At that time, Iran came closer to a substantive agreement on the nuclear programme than at any time since the 1979 revolution, but Rowhani was undermined by domestic critics who accused him of sacrificing the country's interests.

This is less likely to happen with a president such as Jalili, said Sir Richard Dalton, Britain's ambassador to Iran 2002-2006. "The unified leadership argument is a good one. But there will still be a threat of being outflanked on the right".

Dalton pointed to another problem. "I don't think the team that one might envisage over the next two years will be as good at diplomacy as Khatami's team, although that is speculation. They are not short of clever people, but they are short of senior people experienced in the clumsy or with the wily ways of foreigners as their range of foreign high-level contacts has narrowed."

One reformist-inclined analyst in Tehran said Iran's leaders were increasingly living in a bubble, and that he could see no strategy emerging for dealing with the international and regional challenges, principally US diplomatic pressure and its military buildup: "I fear the Iranian military apparatus is far more intent in maintaining its economic, political and repressive hold on Iran than it is in stopping this war of attrition, of which they are the ultimate target."
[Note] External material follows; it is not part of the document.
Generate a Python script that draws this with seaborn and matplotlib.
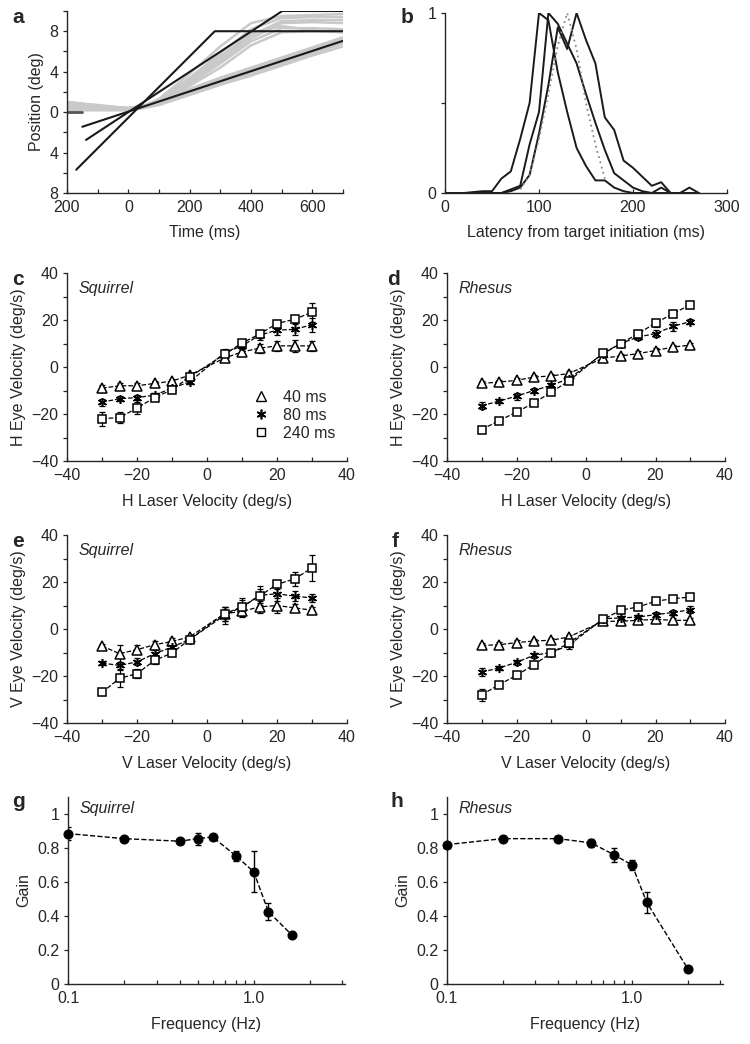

Nor could the analyst see any strategy emerging from either Ayatollah Khamenei or one of his favoured presidential candidates for dealing with Shia-Sunni regional tensions and the risk that the growing escalation of an increasingly sectarian war in Syria would spread to Iraq and Lebanon: "For all the unquestioned and unquestionable powers of the leader, he is looking daily more like a man more interested in his personal powers than the priorities of his nation."